1964 was not a time of racial harmony in Birmingham, Alabama. The previous year saw the jailing of Martin Luther King, Jr. as well as the 16th Street Baptist Church bombing that killed four African American girls. Both events cast Birmingham as a place of particularly harsh intolerance, even in comparison with the neighboring cities and states of the Jim Crow South. Twenty years earlier, Jackie Robinson broke
baseball's color barrier but the Birmingham Barons - Birmingham's professional team in the Southern League - remained all-white due to a city ordinance called the "Checkers Rule," forbidding blacks and whites from playing any game together, including baseball. In 1961, Major League Baseball mandated that all minor league teams integrate and the team disbanded rather than allow blacks to play on the same field.

In Southern League : A True Story of Baseball, Civil Rights, and the Deep South's Most Compelling Pennant Race, Larry Colton details the 1964 season of the new, fully integrated Birmingham Barons. Charlie O'Finley, the charismatic owner of the Kansas City Athletics, started the experiment of integrated baseball in Birmingham to return minor league baseball to his hometown. Although his main goal was to create a pipeline of talented ballplayers for his Major League team, more importantly it created a litmus test for the city of Birmingham. If an integrated baseball team could be successful both on the field and at the gate, and get through a season without any serious, racially charged incidents, it would go a long way towards getting Birmingham out of the segregated Dark Ages.

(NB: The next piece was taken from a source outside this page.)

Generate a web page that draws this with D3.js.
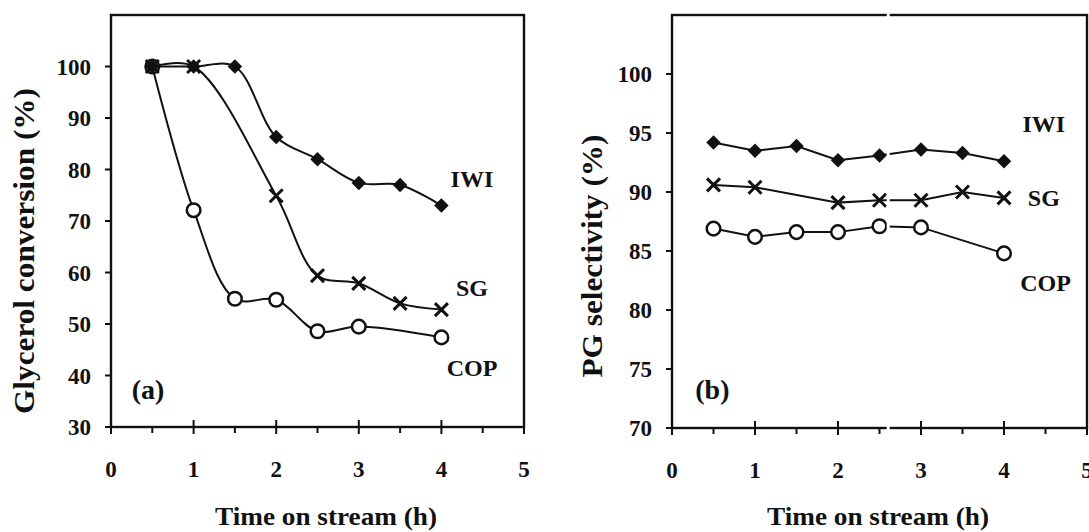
<!DOCTYPE html>
<html><head><meta charset="utf-8">
<script src="https://cdn.jsdelivr.net/npm/d3@7"></script>
<style>
html,body{margin:0;padding:0;background:#fff;}
svg{display:block;}
text{font-family:"Liberation Serif","Times New Roman",serif;font-weight:bold;fill:#111;}
</style></head>
<body>
<svg id="chart" width="1089" height="532"></svg>
<script>
// ---- data ----
const xTickValues = [0, 1, 2, 3, 4, 5];
const xMinorTicks = [0.5, 1.5, 2.5, 3.5, 4.5];
const convTicks = [30, 40, 50, 60, 70, 80, 90, 100];
const selTicks = [70, 75, 80, 85, 90, 95, 100];
const seriesNames = ["IWI", "SG", "COP"];

// (a) Glycerol conversion (%)
const convTimeIWI = [0.5, 1, 1.5, 2, 2.5, 3, 3.5, 4];
const convIWI     = [100, 100, 100, 86.3, 82.0, 77.4, 77.0, 73.0];
const convTimeSG  = [0.5, 1, 2, 2.5, 3, 3.5, 4];
const convSG      = [100, 100, 74.9, 59.4, 57.9, 54.0, 52.8];
const convTimeCOP = [0.5, 1, 1.5, 2, 2.5, 3, 4];
const convCOP     = [100, 72.1, 54.9, 54.7, 48.6, 49.5, 47.4];

// (b) PG selectivity (%)
const selTimeIWI = [0.5, 1, 1.5, 2, 2.5, 3, 3.5, 4];
const selIWI     = [94.2, 93.5, 93.9, 92.7, 93.1, 93.6, 93.3, 92.6];
const selTimeSG  = [0.5, 1, 2, 2.5, 3, 3.5, 4];
const selSG      = [90.6, 90.4, 89.1, 89.3, 89.3, 90.0, 89.5];
const selTimeCOP = [0.5, 1, 1.5, 2, 2.5, 3, 4];
const selCOP     = [86.9, 86.2, 86.6, 86.6, 87.1, 87.0, 84.8];

const zip = (t, v) => t.map((d, i) => ({x: d, y: v[i]}));

const svg = d3.select("#chart");

function panel(cfg) {
  const x = d3.scaleLinear().domain([0, 5]).range([cfg.left, cfg.right]);
  const y = d3.scaleLinear().domain(cfg.yDomain).range([cfg.bottom, cfg.top]);
  const g = svg.append("g");

  // frame
  g.append("rect").attr("x", x(0)).attr("y", y(cfg.yDomain[1]))
    .attr("width", x(5) - x(0)).attr("height", y(cfg.yDomain[0]) - y(cfg.yDomain[1]))
    .attr("fill", "none").attr("stroke", "#111").attr("stroke-width", 2.4);

  // y ticks
  const yt = g.append("g");
  cfg.yTicks.forEach(v => {
    yt.append("line").attr("x1", x(0) - 6).attr("x2", x(0)).attr("y1", y(v)).attr("y2", y(v))
      .attr("stroke", "#111").attr("stroke-width", 2);
    yt.append("text").attr("x", x(0) - 20).attr("y", y(v)).attr("dy", "0.35em")
      .attr("text-anchor", "end").style("font-size", "23px").text(v);
  });
  // x ticks
  xTickValues.forEach(v => {
    g.append("line").attr("x1", x(v)).attr("x2", x(v)).attr("y1", y(cfg.yDomain[0]) - 7).attr("y2", y(cfg.yDomain[0]) + 7)
      .attr("stroke", "#111").attr("stroke-width", 2);
    g.append("text").attr("x", x(v)).attr("y", y(cfg.yDomain[0]) + 50)
      .attr("text-anchor", "middle").style("font-size", "23px").text(v);
  });
  xMinorTicks.forEach(v => {
    g.append("line").attr("x1", x(v)).attr("x2", x(v)).attr("y1", y(cfg.yDomain[0])).attr("y2", y(cfg.yDomain[0]) + 6)
      .attr("stroke", "#111").attr("stroke-width", 2);
  });

  // axis titles
  g.append("text").attr("transform", `translate(${cfg.yTitleX},${cfg.yTitleY}) rotate(-90)`)
    .attr("text-anchor", "middle").style("font-size", "29px")
    .attr("textLength", cfg.yTitleLen).attr("lengthAdjust", "spacingAndGlyphs")
    .text(cfg.yTitle);
  g.append("text").attr("x", cfg.xTitleX).attr("y", 525)
    .attr("text-anchor", "middle").style("font-size", "26px")
    .attr("textLength", 222).attr("lengthAdjust", "spacingAndGlyphs")
    .text("Time on stream (h)");

  // panel label
  g.append("text").attr("x", x(cfg.tag[0])).attr("y", y(cfg.tag[1]))
    .style("font-size", "28px").text(cfg.tagText);

  // lines
  const line = d3.line().x(d => x(d.x)).y(d => y(d.y)).curve(cfg.curve);
  cfg.series.forEach(s => {
    g.append("path").attr("d", line(s.data)).attr("fill", "none")
      .attr("stroke", "#111").attr("stroke-width", 2);
  });
  // markers (drawn COP, IWI, SG so crosses sit on top, as in the original)
  [2, 0, 1].map(i => cfg.series[i]).forEach(s => {
    const m = g.append("g");
    s.data.forEach(d => {
      const cx = x(d.x), cy = y(d.y);
      if (s.marker === "diamond") {
        m.append("path").attr("d", d3.symbol(d3.symbolSquare, 105)())
          .attr("transform", `translate(${cx},${cy}) rotate(45)`).attr("fill", "#111");
      } else if (s.marker === "x") {
        m.append("path").attr("d", `M-6.5,-6.5L6.5,6.5M-6.5,6.5L6.5,-6.5`).attr("transform", `translate(${cx},${cy})`)
          .attr("stroke", "#111").attr("stroke-width", 3).attr("fill", "none");
      } else {
        m.append("circle").attr("cx", cx).attr("cy", cy).attr("r", 6.8)
          .attr("fill", "#fff").attr("stroke", "#111").attr("stroke-width", 2.5);
      }
    });
  });
  // series labels
  cfg.labels.forEach((l, i) => {
    g.append("text").attr("x", x(l[0])).attr("y", y(l[1])).attr("dy", "0.35em")
      .attr("text-anchor", "middle").style("font-size", "24px").text(seriesNames[i]);
  });
  return {x, y, g};
}

panel({
  left: 111, right: 524, top: 15, bottom: 427, yDomain: [30, 110], yTicks: convTicks,
  yTitle: "Glycerol conversion (%)", yTitleX: 34, yTitleY: 251, yTitleLen: 326, xTitleX: 326,
  tag: [0.25, 35.5], tagText: "(a)", curve: d3.curveCatmullRom.alpha(0.5),
  series: [
    {data: zip(convTimeIWI, convIWI), marker: "diamond"},
    {data: zip(convTimeSG, convSG), marker: "x"},
    {data: zip(convTimeCOP, convCOP), marker: "o"}
  ],
  labels: [[4.37, 78.3], [4.37, 57.0], [4.37, 41.5]]
});

const right = panel({
  left: 672, right: 1087, top: 15, bottom: 428, yDomain: [70, 105], yTicks: selTicks,
  yTitle: "PG selectivity (%)", yTitleX: 602, yTitleY: 256, yTitleLen: 243, xTitleX: 878,
  tag: [0.28, 72.5], tagText: "(b)", curve: d3.curveLinear,
  series: [
    {data: zip(selTimeIWI, selIWI), marker: "diamond"},
    {data: zip(selTimeSG, selSG), marker: "x"},
    {data: zip(selTimeCOP, selCOP), marker: "o"}
  ],
  labels: [[4.48, 95.8], [4.48, 89.5], [4.5, 82.3]]
});
// scan gap artifact in panel (b)
right.g.append("rect").attr("x", right.x(2.605) - 1.5).attr("y", right.y(105) - 3)
  .attr("width", 3).attr("height", right.y(70) - right.y(105) + 6).attr("fill", "#fff");
</script>
</body></html>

Southern League is a fantastic read told mostly through the day-to-day lives of four Baron players (two black and two white) as well as rookie manager Heywood Sullivan, a native Alabaman. The Barons were an immensely talented team, perhaps one of the best in Birmingham history, and Colton captures the excitement of the 1964 Southern League pennant race. Yet perhaps the most illuminating aspect of the story is the compassion and camaraderie that developed not only among the players of the team, but between the Barons and their city. Many of the players and fans were forced to deal directly with integration for the first time and, with the results so roundly successful, many were changed for the better.